[Information supplied]
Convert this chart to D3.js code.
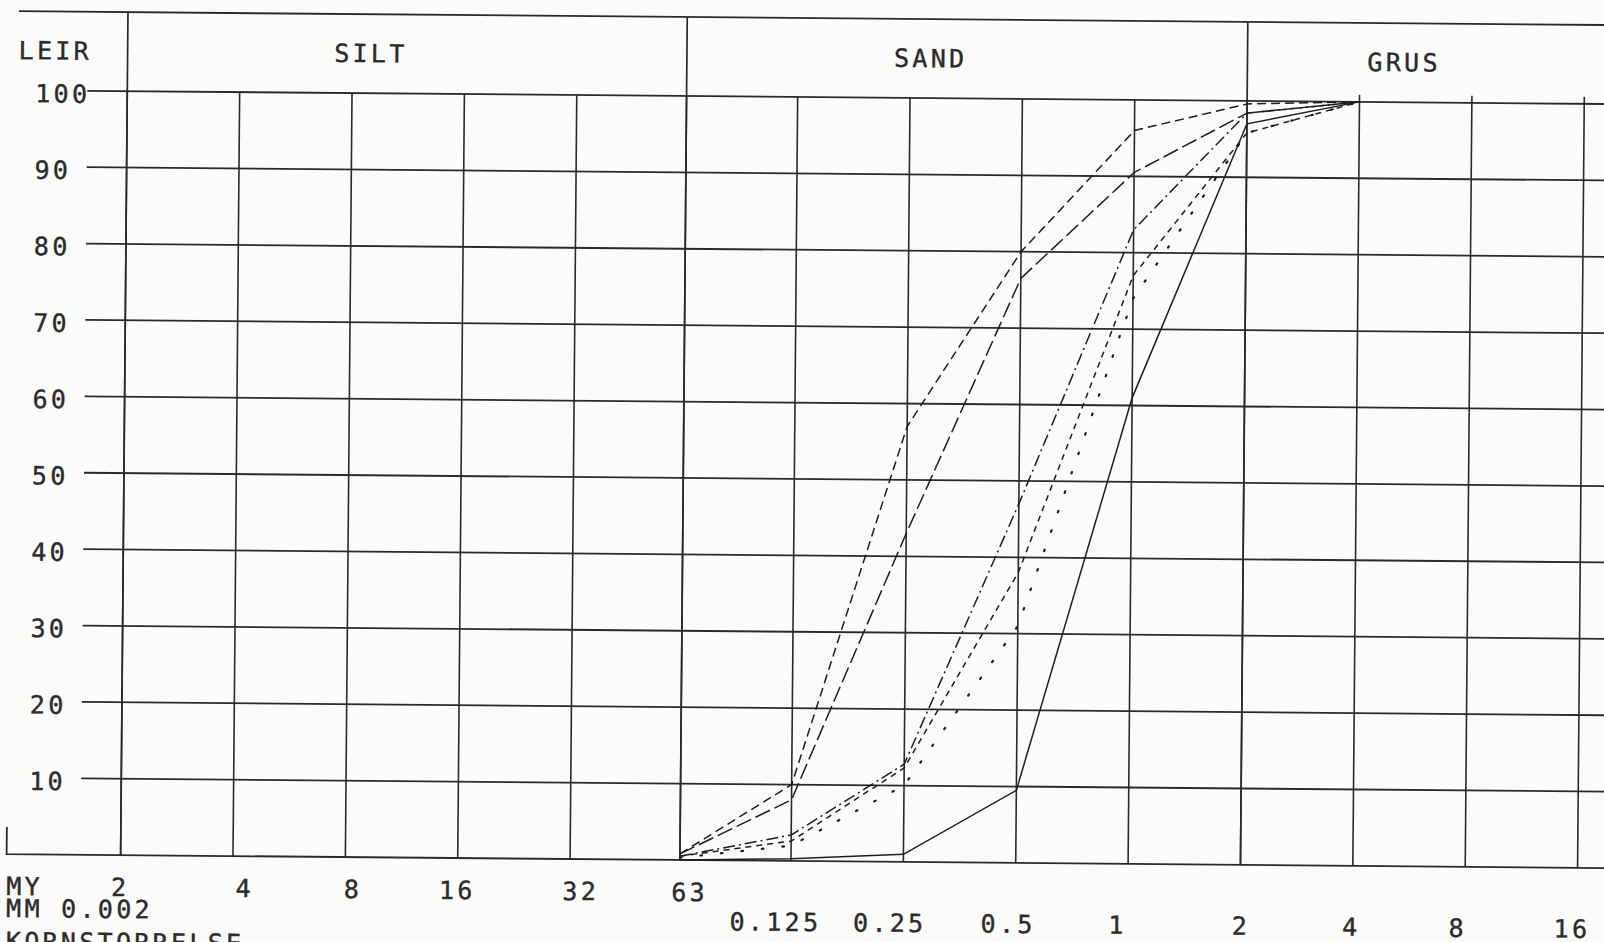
<!DOCTYPE html>
<html>
<head>
<meta charset="utf-8">
<script src="https://cdn.jsdelivr.net/npm/d3@7/dist/d3.min.js"></script>
<style>
body { margin: 0; background: #fbfbf9; }
svg { display: block; }
text { font-family: "DejaVu Sans Mono", monospace; font-size: 25px; fill: #2b2b2b; letter-spacing: 3.3px; stroke: #2b2b2b; stroke-width: 0.4px; }
</style>
</head>
<body>
<svg id="chart" width="1604" height="942"></svg>
<script>
'use strict';

// sieve sizes in mm and cumulative % passing for each sample
var sieveSizes = [0.063, 0.125, 0.25, 0.5, 1, 2, 4];
var sample1 = [0.8, 10, 57, 80, 96, 99.6, 100];
var sample2 = [0.8, 8, 43, 76.5, 90.5, 98.4, 100];
var sample3 = [0.5, 3.4, 12.8, 47, 83, 98.4, 100];
var sample4 = [0.5, 2.6, 12.3, 38, 77, 95.8, 100];
var sample5 = [0.3, 2.0, 10, 31, 74, 95.8, 100];
var sample6 = [0, 0.3, 1, 9.5, 61, 97, 100];

var gridSizes = [0.002, 0.004, 0.008, 0.016, 0.032, 0.063, 0.125, 0.25, 0.5, 1, 2, 4, 8, 16];
var myTicks = [0.002, 0.004, 0.008, 0.016, 0.032, 0.063];
var myLabels = ['2', '4', '8', '16', '32', '63'];
var mmTicks = [0.125, 0.25, 0.5, 1, 2, 4, 8, 16];
var mmLabels = ['0.125', '0.25', '0.5', '1', '2', '4', '8', '16'];
var percentTicks = [10, 20, 30, 40, 50, 60, 70, 80, 90, 100];
var fractionNames = ['SILT', 'SAND', 'GRUS'];
var fractionBounds = [0.002, 0.063, 2];

// the plotter put its size labels a little off the grid lines
var myNudge = [0, 12, 8, 0, 11, 10];
var mmNudge = [-15, -13, -7, -10, 1, -1, -7, -5];

var W = 1604;
var x = d3.scaleLog().base(2).domain([0.002, 16]).range([124, 1581]);
var y = d3.scaleLinear().domain([0, 100]).range([860, 96]);
var topY = 17, gridLeft = 84;

var svg = d3.select('#chart');
// the scanned sheet sits slightly skewed
var g = svg.append('g').attr('transform', 'rotate(0.5,684,470)');

var ink = '#2a2a2a';

// frame: top line and fraction dividers
g.append('line')
    .attr('x1', 15).attr('x2', W + 20)
    .attr('y1', topY).attr('y2', topY)
    .attr('stroke', ink).attr('stroke-width', 1.8);

g.selectAll('line.divider')
    .data(fractionBounds)
    .enter().append('line')
        .attr('class', 'divider')
        .attr('x1', x).attr('x2', x)
        .attr('y1', topY).attr('y2', y(0))
        .attr('stroke', ink).attr('stroke-width', 1.7);

// vertical grid
g.selectAll('line.vgrid')
    .data(gridSizes)
    .enter().append('line')
        .attr('class', 'vgrid')
        .attr('x1', x).attr('x2', x)
        .attr('y1', function(d) { return d > 2 ? y(100) - 7 : y(100); })
        .attr('y2', y(0))
        .attr('stroke', ink).attr('stroke-width', 1.6);

// horizontal grid
g.selectAll('line.hgrid')
    .data(percentTicks)
    .enter().append('line')
        .attr('class', 'hgrid')
        .attr('x1', gridLeft).attr('x2', W + 20)
        .attr('y1', y).attr('y2', y)
        .attr('stroke', ink).attr('stroke-width', 1.8);

// base line with the small corner mark
g.append('path')
    .attr('d', 'M10,' + (y(0) - 27) + 'V' + y(0) + 'H' + (W + 20))
    .attr('fill', 'none')
    .attr('stroke', ink).attr('stroke-width', 1.8);

// header texts
g.append('text').attr('x', 15).attr('y', 65).text('LEIR');

var bandEnds = fractionBounds.slice(1).map(x).concat([W]);
g.selectAll('text.band')
    .data(fractionNames)
    .enter().append('text')
        .attr('class', 'band')
        .attr('text-anchor', 'middle')
        .attr('x', function(d, i) {
            var x0 = x(fractionBounds[i]);
            return x0 + 0.435 * (bandEnds[i] - x0);
        })
        .attr('y', 65)
        .text(function(d) { return d; });

// percent labels
g.selectAll('text.pct')
    .data(percentTicks)
    .enter().append('text')
        .attr('class', 'pct')
        .attr('x', 32)
        .attr('y', function(d) { return y(d) + 12; })
        .text(function(d) { return d; });

// size labels
g.append('text').attr('x', 10).attr('y', 901).text('MY');
g.append('text').attr('x', 10).attr('y', 923).text('MM 0.002');
g.append('text').attr('x', 10).attr('y', 956).text('KORNSTORRELSE');

g.selectAll('text.my')
    .data(myTicks)
    .enter().append('text')
        .attr('class', 'my')
        .attr('text-anchor', 'middle')
        .attr('x', function(d, i) { return x(d) + myNudge[i]; })
        .attr('y', 901)
        .text(function(d, i) { return myLabels[i]; });

g.selectAll('text.mm')
    .data(mmTicks)
    .enter().append('text')
        .attr('class', 'mm')
        .attr('text-anchor', 'middle')
        .attr('x', function(d, i) { return x(d) + mmNudge[i]; })
        .attr('y', 930)
        .text(function(d, i) { return mmLabels[i]; });

// grading curves
var samples = [
    {values: sample1, dash: '9,5'},
    {values: sample2, dash: '16,5'},
    {values: sample3, dash: '12,4,2,4'},
    {values: sample4, dash: '6,5'},
    {values: sample5, dash: '1.6,19'},
    {values: sample6, dash: null}
];

var line = d3.line()
    .x(function(d) { return x(d[0]); })
    .y(function(d) { return y(d[1]); });

g.selectAll('path.curve')
    .data(samples)
    .enter().append('path')
        .attr('class', 'curve')
        .attr('d', function(s) { return line(d3.zip(sieveSizes, s.values)); })
        .attr('fill', 'none')
        .attr('stroke', '#1e1e1e')
        .attr('stroke-width', function(s) { return s.dash === '1.6,19' ? 2.2 : 1.5; })
        .attr('stroke-linecap', function(s) { return s.dash === '1.6,19' ? 'round' : 'butt'; })
        .attr('stroke-dasharray', function(s) { return s.dash; });
</script>
</body>
</html>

[What is required]
Reproduce the material word for word, minus the images.

[Exercise answer]
Convert this chart to D3.js code.
<!DOCTYPE html>
<html>
<head>
<meta charset="utf-8">
<script src="https://cdn.jsdelivr.net/npm/d3@7/dist/d3.min.js"></script>
<style>
body { margin: 0; background: #fbfbf9; }
svg { display: block; }
text { font-family: "DejaVu Sans Mono", monospace; font-size: 25px; fill: #2b2b2b; letter-spacing: 3.3px; stroke: #2b2b2b; stroke-width: 0.4px; }
</style>
</head>
<body>
<svg id="chart" width="1604" height="942"></svg>
<script>
'use strict';

// sieve sizes in mm and cumulative % passing for each sample
var sieveSizes = [0.063, 0.125, 0.25, 0.5, 1, 2, 4];
var sample1 = [0.8, 10, 57, 80, 96, 99.6, 100];
var sample2 = [0.8, 8, 43, 76.5, 90.5, 98.4, 100];
var sample3 = [0.5, 3.4, 12.8, 47, 83, 98.4, 100];
var sample4 = [0.5, 2.6, 12.3, 38, 77, 95.8, 100];
var sample5 = [0.3, 2.0, 10, 31, 74, 95.8, 100];
var sample6 = [0, 0.3, 1, 9.5, 61, 97, 100];

var gridSizes = [0.002, 0.004, 0.008, 0.016, 0.032, 0.063, 0.125, 0.25, 0.5, 1, 2, 4, 8, 16];
var myTicks = [0.002, 0.004, 0.008, 0.016, 0.032, 0.063];
var myLabels = ['2', '4', '8', '16', '32', '63'];
var mmTicks = [0.125, 0.25, 0.5, 1, 2, 4, 8, 16];
var mmLabels = ['0.125', '0.25', '0.5', '1', '2', '4', '8', '16'];
var percentTicks = [10, 20, 30, 40, 50, 60, 70, 80, 90, 100];
var fractionNames = ['SILT', 'SAND', 'GRUS'];
var fractionBounds = [0.002, 0.063, 2];

// the plotter put its size labels a little off the grid lines
var myNudge = [0, 12, 8, 0, 11, 10];
var mmNudge = [-15, -13, -7, -10, 1, -1, -7, -5];

var W = 1604;
var x = d3.scaleLog().base(2).domain([0.002, 16]).range([124, 1581]);
var y = d3.scaleLinear().domain([0, 100]).range([860, 96]);
var topY = 17, gridLeft = 84;

var svg = d3.select('#chart');
// the scanned sheet sits slightly skewed
var g = svg.append('g').attr('transform', 'rotate(0.5,684,470)');

var ink = '#2a2a2a';

// frame: top line and fraction dividers
g.append('line')
    .attr('x1', 15).attr('x2', W + 20)
    .attr('y1', topY).attr('y2', topY)
    .attr('stroke', ink).attr('stroke-width', 1.8);

g.selectAll('line.divider')
    .data(fractionBounds)
    .enter().append('line')
        .attr('class', 'divider')
        .attr('x1', x).attr('x2', x)
        .attr('y1', topY).attr('y2', y(0))
        .attr('stroke', ink).attr('stroke-width', 1.7);

// vertical grid
g.selectAll('line.vgrid')
    .data(gridSizes)
    .enter().append('line')
        .attr('class', 'vgrid')
        .attr('x1', x).attr('x2', x)
        .attr('y1', function(d) { return d > 2 ? y(100) - 7 : y(100); })
        .attr('y2', y(0))
        .attr('stroke', ink).attr('stroke-width', 1.6);

// horizontal grid
g.selectAll('line.hgrid')
    .data(percentTicks)
    .enter().append('line')
        .attr('class', 'hgrid')
        .attr('x1', gridLeft).attr('x2', W + 20)
        .attr('y1', y).attr('y2', y)
        .attr('stroke', ink).attr('stroke-width', 1.8);

// base line with the small corner mark
g.append('path')
    .attr('d', 'M10,' + (y(0) - 27) + 'V' + y(0) + 'H' + (W + 20))
    .attr('fill', 'none')
    .attr('stroke', ink).attr('stroke-width', 1.8);

// header texts
g.append('text').attr('x', 15).attr('y', 65).text('LEIR');

var bandEnds = fractionBounds.slice(1).map(x).concat([W]);
g.selectAll('text.band')
    .data(fractionNames)
    .enter().append('text')
        .attr('class', 'band')
        .attr('text-anchor', 'middle')
        .attr('x', function(d, i) {
            var x0 = x(fractionBounds[i]);
            return x0 + 0.435 * (bandEnds[i] - x0);
        })
        .attr('y', 65)
        .text(function(d) { return d; });

// percent labels
g.selectAll('text.pct')
    .data(percentTicks)
    .enter().append('text')
        .attr('class', 'pct')
        .attr('x', 32)
        .attr('y', function(d) { return y(d) + 12; })
        .text(function(d) { return d; });

// size labels
g.append('text').attr('x', 10).attr('y', 901).text('MY');
g.append('text').attr('x', 10).attr('y', 923).text('MM 0.002');
g.append('text').attr('x', 10).attr('y', 956).text('KORNSTORRELSE');

g.selectAll('text.my')
    .data(myTicks)
    .enter().append('text')
        .attr('class', 'my')
        .attr('text-anchor', 'middle')
        .attr('x', function(d, i) { return x(d) + myNudge[i]; })
        .attr('y', 901)
        .text(function(d, i) { return myLabels[i]; });

g.selectAll('text.mm')
    .data(mmTicks)
    .enter().append('text')
        .attr('class', 'mm')
        .attr('text-anchor', 'middle')
        .attr('x', function(d, i) { return x(d) + mmNudge[i]; })
        .attr('y', 930)
        .text(function(d, i) { return mmLabels[i]; });

// grading curves
var samples = [
    {values: sample1, dash: '9,5'},
    {values: sample2, dash: '16,5'},
    {values: sample3, dash: '12,4,2,4'},
    {values: sample4, dash: '6,5'},
    {values: sample5, dash: '1.6,19'},
    {values: sample6, dash: null}
];

var line = d3.line()
    .x(function(d) { return x(d[0]); })
    .y(function(d) { return y(d[1]); });

g.selectAll('path.curve')
    .data(samples)
    .enter().append('path')
        .attr('class', 'curve')
        .attr('d', function(s) { return line(d3.zip(sieveSizes, s.values)); })
        .attr('fill', 'none')
        .attr('stroke', '#1e1e1e')
        .attr('stroke-width', function(s) { return s.dash === '1.6,19' ? 2.2 : 1.5; })
        .attr('stroke-linecap', function(s) { return s.dash === '1.6,19' ? 'round' : 'butt'; })
        .attr('stroke-dasharray', function(s) { return s.dash; });
</script>
</body>
</html>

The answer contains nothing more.